The study involved the transgenic expression of three key proteins, Rubisco Accumulation Factor 2 (Raf2) and the large and small Rubisco subunits. By overexpressing these proteins, the researchers increased Rubisco content, accelerated carbon assimilation, and boosted plant height in maize.
“Our findings demonstrate the potential of modifying Rubisco assembly to improve crop productivity,” said Kathryn Eshenour, a BTI researcher and first author of the study. “By altering the expression of these proteins, we can unlock maize’s capacity to photosynthesize more efficiently and grow more robustly, even under challenging environmental conditions.”

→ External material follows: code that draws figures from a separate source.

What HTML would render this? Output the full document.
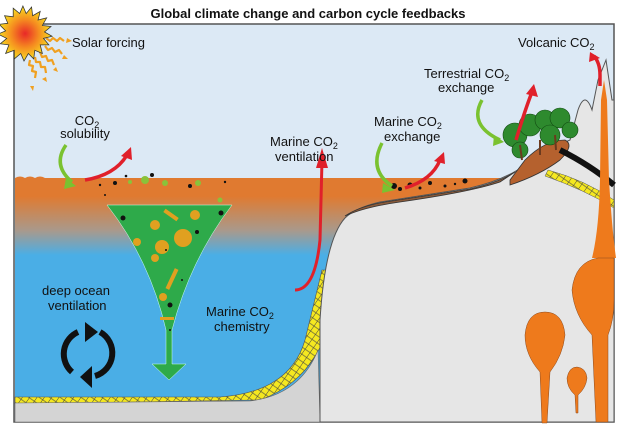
<!DOCTYPE html>
<html><head><meta charset="utf-8"><style>
body{margin:0;background:#fff;}
svg{display:block;font-family:"Liberation Sans","DejaVu Sans",sans-serif;}
</style></head><body>
<svg width="617" height="424" viewBox="0 0 617 424" xmlns="http://www.w3.org/2000/svg">
<defs>
<linearGradient id="sea" x1="0" y1="0" x2="0" y2="1">
<stop offset="0" stop-color="#e07a30"/>
<stop offset="0.08" stop-color="#e07a30"/>
<stop offset="0.22" stop-color="#a9998c"/>
<stop offset="0.32" stop-color="#4aaee6"/>
<stop offset="1" stop-color="#4aaee6"/>
</linearGradient>
<radialGradient id="sun"><stop offset="0" stop-color="#e82828"/><stop offset="0.5" stop-color="#f58a20"/><stop offset="1" stop-color="#f8e020"/></radialGradient>
<pattern id="hatch" width="6" height="6" patternUnits="userSpaceOnUse" patternTransform="rotate(35)">
<rect width="6" height="6" fill="#f5e820"/>
<line x1="0" y1="0" x2="0" y2="6" stroke="#444" stroke-width="1"/>
<line x1="0" y1="3" x2="6" y2="3" stroke="#444" stroke-width="0.6"/>
</pattern>
</defs>
<rect x="14" y="24" width="600" height="398" fill="#dce9f5" stroke="#555" stroke-width="1.5"/>
<path d="M15 178 Q20 175 25 178 Q30 175 35 178 Q40 175 45 178 L520 178 L520 422 L15 422 Z" fill="url(#sea)"/>
<path d="M15 397 L220 397 Q290 392 305 340 L322 270 L330 270 L330 320 Q315 380 260 400 L15 404 Z" fill="url(#hatch)" stroke="#555" stroke-width="0.6"/>
<path d="M15 403 L250 401 Q300 395 318 350 L320 422 L15 422 Z" fill="#d4d4d4" stroke="#666" stroke-width="0.6"/>
<path d="M320 422 L320 320 Q325 240 345 218 Q355 208 380 202 L470 188 Q505 180 525 165 Q545 150 570 140 L578 110 Q585 90 592 110 L598 80 L606 60 L612 100 L614 100 L614 422 Z" fill="#e6e6e6" stroke="#555" stroke-width="1"/>
<path d="M345 216 Q360 206 385 202 L470 189 Q500 182 515 172 L500 182 Q470 192 400 202 Q365 207 345 216 Z" fill="#8a5a3a" stroke="#333" stroke-width="0.8"/>
<g fill="#111"><circle cx="394" cy="186" r="3"/><circle cx="400" cy="189" r="2"/><circle cx="410" cy="185" r="2.5"/><circle cx="420" cy="188" r="1.5"/><circle cx="430" cy="183" r="2"/><circle cx="445" cy="186" r="1.5"/><circle cx="455" cy="184" r="1.2"/><circle cx="465" cy="181" r="2.5"/></g>
<path d="M510 180 L525 160 Q545 140 565 140 Q575 145 560 160 Q540 175 510 185 Z" fill="#b5612e" stroke="#333" stroke-width="0.8"/>
<path d="M560 150 Q590 165 614 185" stroke="#111" stroke-width="6" fill="none"/>
<path d="M548 170 Q585 180 614 200 L614 208 Q585 190 545 176 Z" fill="url(#hatch)" stroke="#555" stroke-width="0.5"/>
<!-- volcano conduit and plumes -->
<path d="M601 100 L604 80 L607 100 L609 180 Q612 230 616 258 L592 258 Q599 230 600 180 Z" fill="#ee7a1c"/>
<path d="M598 258 Q575 262 572 290 Q574 315 592 335 L596 422 L608 422 L608 335 Q614 320 614 300 L614 258 Z" fill="#ee7a1c" stroke="#8a4a20" stroke-width="0.5"/>
<path d="M542 423 L540 372 Q525 355 525 335 Q527 312 545 312 Q563 312 565 335 Q563 355 550 372 L547 423 Z" fill="#ee7a1c" stroke="#8a4a20" stroke-width="0.5"/>
<path d="M576 413 L575 395 Q567 388 567 378 Q569 367 577 367 Q586 368 587 378 Q586 388 578 395 L578 413 Z" fill="#ee7a1c" stroke="#8a4a20" stroke-width="0.5"/>
<g fill="#2e8a2e" stroke="#114a11" stroke-width="0.6">
<circle cx="515" cy="135" r="12"/><circle cx="530" cy="125" r="11"/><circle cx="545" cy="120" r="10"/><circle cx="560" cy="118" r="10"/><circle cx="550" cy="135" r="10"/><circle cx="570" cy="130" r="8"/><circle cx="520" cy="150" r="8"/>
</g>
<g stroke="#6b3a1e" stroke-width="2"><line x1="520" y1="145" x2="522" y2="160"/><line x1="540" y1="140" x2="540" y2="155"/><line x1="555" y1="135" x2="556" y2="150"/></g>
<path d="M107 205 L232 205 Q190 260 172 330 L172 364 L186 364 L169 380 L152 364 L166 364 L166 330 Q150 260 107 205 Z" fill="#2eaa4a" stroke="#cfe" stroke-width="0.5"/>
<g fill="#e0a020"><circle cx="155" cy="225" r="5"/><circle cx="162" cy="247" r="7"/><circle cx="183" cy="238" r="9"/><circle cx="195" cy="215" r="5"/><circle cx="137" cy="242" r="4"/><circle cx="155" cy="258" r="4"/><circle cx="163" cy="297" r="4"/><rect x="170" y="268" width="4" height="22" transform="rotate(25 172 279)"/><rect x="163" y="213" width="16" height="4" transform="rotate(35 171 215)"/><rect x="160" y="317" width="14" height="3"/></g>
<g fill="#111"><circle cx="123" cy="218" r="2.5"/><circle cx="221" cy="213" r="2.5"/><circle cx="197" cy="232" r="2"/><circle cx="170" cy="305" r="2.5"/><circle cx="166" cy="250" r="1"/><circle cx="182" cy="280" r="1"/><circle cx="170" cy="330" r="1"/></g>
<g fill="#111"><circle cx="115" cy="183" r="2"/><circle cx="100" cy="185" r="1.2"/><circle cx="152" cy="175" r="2"/><circle cx="126" cy="176" r="1.3"/><circle cx="190" cy="186" r="2"/><circle cx="225" cy="182" r="1.2"/><circle cx="105" cy="195" r="1"/></g>
<g fill="#8ac23a"><circle cx="145" cy="180" r="4"/><circle cx="165" cy="183" r="3"/><circle cx="198" cy="183" r="3"/><circle cx="130" cy="182" r="2"/><circle cx="220" cy="200" r="2.5"/></g>
<path d="M295 290 Q315 290 320 240 L322 160" stroke="#e0202a" stroke-width="3" fill="none"/>
<path d="M316 168 L322 148 L328 168 Z" fill="#e0202a"/>
<g fill="none" stroke-width="3.5">
<path d="M66 145 Q52 165 72 182" stroke="#7ac230"/>
<path d="M85 180 Q115 175 127 155" stroke="#e0202a"/>
<path d="M382 143 Q368 170 392 186" stroke="#7ac230"/>
<path d="M405 188 Q432 180 440 160" stroke="#e0202a"/>
<path d="M482 100 Q468 125 500 140" stroke="#7ac230"/>
<path d="M516 140 Q525 110 532 92" stroke="#e0202a"/>
<path d="M600 86 L600 75 Q600 63 594 56" stroke="#e0202a"/>
</g>
<g>
<path d="M66 178 L76 186 L64 189 Z" fill="#7ac230"/>
<path d="M121 156 L131 147 L132 160 Z" fill="#e0202a"/>
<path d="M383 183 L395 190 L382 193 Z" fill="#7ac230"/>
<path d="M434 161 L444 152 L445 164 Z" fill="#e0202a"/>
<path d="M494 135 L504 142 L493 146 Z" fill="#7ac230"/>
<path d="M526 94 L534 84 L538 97 Z" fill="#e0202a"/>
<path d="M589 62 L590 52 L600 58 Z" fill="#e0202a"/>
</g>
<g fill="none" stroke="#111" stroke-width="6">
<path d="M78 332 A24 24 0 0 0 72 372"/>
<path d="M100 332 A24 24 0 0 1 95 376"/>
</g>
<path d="M85 322 L98 332 L85 342 Z" fill="#111"/><path d="M92 366 L80 377 L92 388 Z" fill="#111"/>
<!-- sun rays -->
<g stroke="#f0a020" stroke-width="2.2" fill="none" stroke-linejoin="round">
<path d="M46 38 l4 3 l3 -3 l4 3 l3 -3 l4 3"/>
<path d="M45 46 l3 4 l4 -2 l3 4 l4 -2 l3 4"/>
<path d="M40 52 l2 5 l4 -1 l2 5 l4 -1 l2 5"/>
<path d="M35 57 l1 5 l4 0 l1 5 l4 0 l1 6"/>
<path d="M30 60 l-1 5 l4 1 l-1 5 l4 1 l-1 6"/>
</g>
<g fill="#f0a020"><path d="M67 38 l5 3 l-6 2 Z"/><path d="M64 55 l4 4 l-6 0 Z"/><path d="M56 67 l2 5 l-5 -2 Z"/><path d="M46 77 l1 5 l-5 -3 Z"/><path d="M34 86 l-1 5 l-3 -5 Z"/></g>
<g transform="translate(24 33) scale(1.08) translate(-28 -27)">
<polygon points="27,2 30,9 35,3 36,11 43,7 41,15 49,13 45,20 53,21 47,26 54,30 46,32 51,38 43,38 45,46 38,43 37,51 32,46 28,53 25,46 19,51 19,43 11,46 14,38 6,37 12,32 4,28 11,25 5,19 13,18 10,11 18,12 18,4 24,9" fill="url(#sun)" stroke="#333" stroke-width="0.7"/>
</g>
<text x="308" y="18" text-anchor="middle" font-size="13" font-weight="bold" fill="#111">Global climate change and carbon cycle feedbacks</text>
<g font-size="13" fill="#111">
<text x="72" y="47">Solar forcing</text>
<text x="518" y="47">Volcanic CO<tspan font-size="9" dy="3">2</tspan></text>
<text x="424" y="78">Terrestrial CO<tspan font-size="9" dy="3">2</tspan></text>
<text x="438" y="92">exchange</text>
<text x="87" y="125" text-anchor="middle">CO<tspan font-size="9" dy="3">2</tspan></text>
<text x="85" y="138" text-anchor="middle">solubility</text>
<text x="374" y="126">Marine CO<tspan font-size="9" dy="3">2</tspan></text>
<text x="384" y="141">exchange</text>
<text x="270" y="146">Marine CO<tspan font-size="9" dy="3">2</tspan></text>
<text x="275" y="161">ventilation</text>
<text x="42" y="295">deep ocean</text>
<text x="48" y="310">ventilation</text>
<text x="206" y="316">Marine CO<tspan font-size="9" dy="3">2</tspan></text>
<text x="214" y="331">chemistry</text>
</g>
</svg>
</body></html>
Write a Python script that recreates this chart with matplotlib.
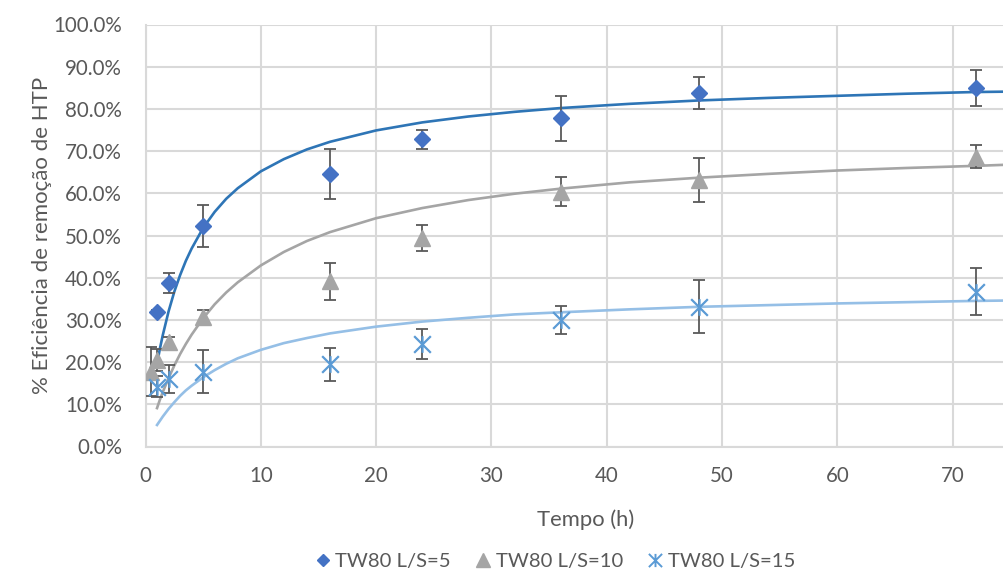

The research team found that Raf1 and Raf2, although acting at different steps of Rubisco assembly, could independently enhance Rubisco abundance and plant performance. This opens possibilities for further improvements by stacking the traits together, potentially leading to even greater photosynthetic capacity.
Interestingly, the transgenic plants also showed improved resilience to chilling stress, a common environmental challenge that can severely impact crop yields. The researchers observed that these plants maintained higher photosynthetic rates during cold exposure and recovered more rapidly after the stress subsided.
The team’s innovative approach holds exciting possibilities for other crops. Many staple foods with similar photosynthetic pathways to maize, such as sorghum, millet, and sugar cane, could potentially benefit from the approach used in this study, leading to improvements in photosynthetic efficiency and yield.
“This promising technology is one of several being used to enhance photosynthesis in crop plants,” said David Stern, a professor at BTI and lead author of the study. “By continuing to explore the intricacies of Rubisco assembly and its regulation, we can improve this part of a much-needed toolkit for enhancing photosynthesis across a wide range of crops.”
As food security continues to remain a pressing issue and the impacts of climate change intensify, the need for more productive and adaptable crops has never been greater. This research highlights the transformative potential of plant science-based solutions in addressing global challenges, exemplifying BTI’s commitment to shaping a future where agriculture thrives, biodiversity is preserved, and humanity benefits from a healthier, more sustainable world.
This work was supported by the intramural research program of the U.S. Department of Agriculture, National Institute of Food and Agriculture, Physiology of Agricultural Plants, Accession No. 1022304.